Reimbursement of expenses related to shipment and storage: In case of expatriates, expenditure is incurred on storage of household goods in the home country, after the expatriate has moved to India and while carrying out assignment in India. Since, expenditure is reimbursed by Indian companies as a necessary obligation for rendering services in India, such expenses are chargeable to tax in India. However, these expenses are considered exempt when such expenses are incurred while transferring an expatriate from his home country to India, since they are considered to be a part of his professional duties.
Short Stay Exemption: All such incomes earned by an expatriate in India are not taxable under the Income Tax Act, if the following conditions are met:
- The expatriate is not a citizen of India.
- The foreign company is not engaged in any trade or business in India.
- The expatriate’s stay in India is not more than 90 days.
- The employer in India cannot claim such income paid to the expatriate as a deduction under the Income Tax Act.
Other perquisites and allowances including House Rent Allowance, vehicle, accommodation: All such allowances are taxable/ exempt as per the provisions contained under the Income Tax Act.

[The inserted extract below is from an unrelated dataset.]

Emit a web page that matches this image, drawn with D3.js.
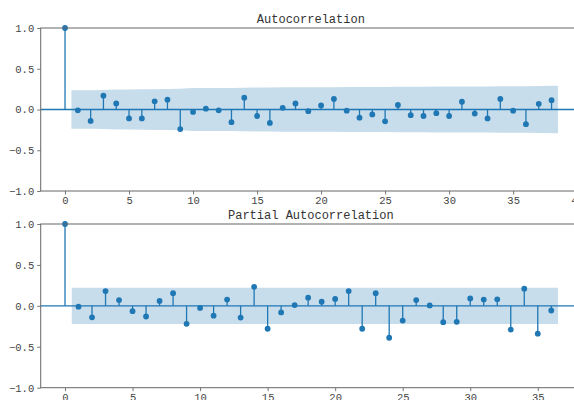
<!DOCTYPE html>
<html>
<head>
<meta charset="utf-8">
<script src="https://cdn.jsdelivr.net/npm/d3@7"></script>
<style>
  html, body { margin: 0; padding: 0; background: #fff; }
  svg { display: block; }
  text { font-family: "Liberation Mono", "DejaVu Sans Mono", monospace; }
</style>
</head>
<body>
<svg id="chart" width="574" height="400"></svg>
<script>
// ---- data ----
const acfTitle = "Autocorrelation";
const pacfTitle = "Partial Autocorrelation";
const acfValues = [1.0, -0.01, -0.14, 0.17, 0.075, -0.11, -0.11, 0.10, 0.12, -0.24,
  -0.03, 0.01, -0.01, -0.155, 0.145, -0.08, -0.165, 0.02, 0.075, -0.02,
  0.05, 0.13, -0.015, -0.10, -0.06, -0.145, 0.055, -0.07, -0.08, -0.045,
  -0.08, 0.095, -0.05, -0.11, 0.13, -0.015, -0.18, 0.07, 0.115];
// confidence band half-width for lags 1..38
const acfBand = [0.235, 0.235, 0.239, 0.245, 0.246, 0.248, 0.250, 0.252, 0.254, 0.264,
  0.264, 0.264, 0.264, 0.267, 0.269, 0.270, 0.273, 0.273, 0.274, 0.274,
  0.274, 0.276, 0.276, 0.277, 0.277, 0.279, 0.279, 0.280, 0.281, 0.281,
  0.282, 0.283, 0.283, 0.285, 0.286, 0.286, 0.289, 0.290];
const pacfValues = [1.0, -0.01, -0.14, 0.18, 0.07, -0.065, -0.13, 0.06, 0.155, -0.22,
  -0.025, -0.12, 0.077, -0.143, 0.232, -0.28, -0.08, 0.01, 0.10, 0.05,
  0.085, 0.18, -0.28, 0.155, -0.39, -0.18, 0.07, 0.005, -0.20, -0.195,
  0.09, 0.077, 0.08, -0.29, 0.21, -0.34, -0.057];
const pacfBandHalf = 0.222;
const yTicks = [-1.0, -0.5, 0.0, 0.5, 1.0];
const xTicks = [0, 5, 10, 15, 20, 25, 30, 35, 40];

const C0 = "#1f77b4";
const svg = d3.select("#chart");

function panel(opts) {
  const { top, bottom, xDomain, values, band, title } = opts;
  const left = 40.7, right = 581;
  const x = d3.scaleLinear().domain(xDomain).range([left, right]);
  const y = d3.scaleLinear().domain([-1, 1]).range([bottom, top]);
  const g = svg.append("g");

  // band
  const nl = values.length - 1;
  const bandPts = [];
  for (let k = 1; k <= nl; k++) {
    const lagPos = k === 1 ? 0.5 : (k === nl ? nl + 0.5 : k);
    bandPts.push({ lag: lagPos, h: band[k - 1] });
  }
  g.append("path")
    .datum(bandPts)
    .attr("d", d3.area().x(d => x(d.lag)).y0(d => y(-d.h)).y1(d => y(d.h)))
    .attr("fill", C0).attr("fill-opacity", 0.25);

  // zero line
  g.append("line")
    .attr("x1", left).attr("x2", right)
    .attr("y1", y(0)).attr("y2", y(0))
    .attr("stroke", C0).attr("stroke-width", 1.3);

  // stems
  const pts = values.map((v, i) => ({ lag: i, v }));
  g.selectAll("line.stem").data(pts).join("line")
    .attr("class", "stem")
    .attr("x1", d => x(d.lag)).attr("x2", d => x(d.lag))
    .attr("y1", y(0)).attr("y2", d => y(d.v))
    .attr("stroke", C0).attr("stroke-width", 1.3);
  g.selectAll("circle").data(pts).join("circle")
    .attr("cx", d => x(d.lag)).attr("cy", d => y(d.v))
    .attr("r", 2.9).attr("fill", C0);

  // axes
  const yAxis = d3.axisLeft(y).tickValues(yTicks).tickFormat(d3.format(".1f")).tickSize(3.5).tickPadding(3);
  const ya = g.append("g").attr("transform", `translate(${left},0)`).call(yAxis);
  const xAxis = d3.axisBottom(x).tickValues(xTicks).tickFormat(d3.format("d")).tickSize(3.5).tickPadding(2);
  const xa = g.append("g").attr("transform", `translate(0,${bottom})`).call(xAxis);
  [ya, xa].forEach(a => {
    a.select(".domain").remove();
    a.selectAll("line").attr("stroke", "#555").attr("stroke-width", 0.8);
    a.selectAll("text").attr("fill", "#444").attr("font-size", 10.5)
      .attr("font-family", '"Liberation Mono", monospace');
  });
  ya.selectAll("text").text(d => d3.format(".1f")(d).replace("-", "\u2212"));

  // spines
  g.append("rect")
    .attr("x", left).attr("y", top)
    .attr("width", right - left).attr("height", bottom - top)
    .attr("fill", "none").attr("stroke", "#666").attr("stroke-width", 1);

  // title
  g.append("text")
    .attr("x", (left + right) / 2).attr("y", top - 5)
    .attr("text-anchor", "middle")
    .attr("font-size", 12).attr("fill", "#333")
    .text(title);
}

panel({ top: 28, bottom: 191, xDomain: [-1.9, 40.3], values: acfValues, band: acfBand, title: acfTitle });
const pacfBand = pacfValues.slice(1).map(() => pacfBandHalf);
panel({ top: 224, bottom: 387.7, xDomain: [-1.8, 38.2], values: pacfValues, band: pacfBand, title: pacfTitle });
</script>
</body>
</html>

Concept of Tax Equalization
To ensure that expatriates do not end up paying more taxes, the concept of tax equalization has been introduced wherein a hypothetical tax is deducted from the salary in the home country and the actual tax in respect of income from employment in the home country and India is borne by the employer. This hypothetical tax is withheld from the expatriate’s normal pay and held as “tax reserve” and then the employer pays all the tax associated with the home country and India.
Other important compliances that an expatriate must keep in mind:
- All expatriates must obtain a Permanent Account Number (PAN) to avoid deduction under higher rate for withholding tax rates.
- The income of an expatriate is chargeable at Maximum Marginal Rate (MMR) if his income during the year exceeds Rs.5 crores.
- All expatriates must inform the FRO in case of change in accommodation and obtain a certificate of change in address.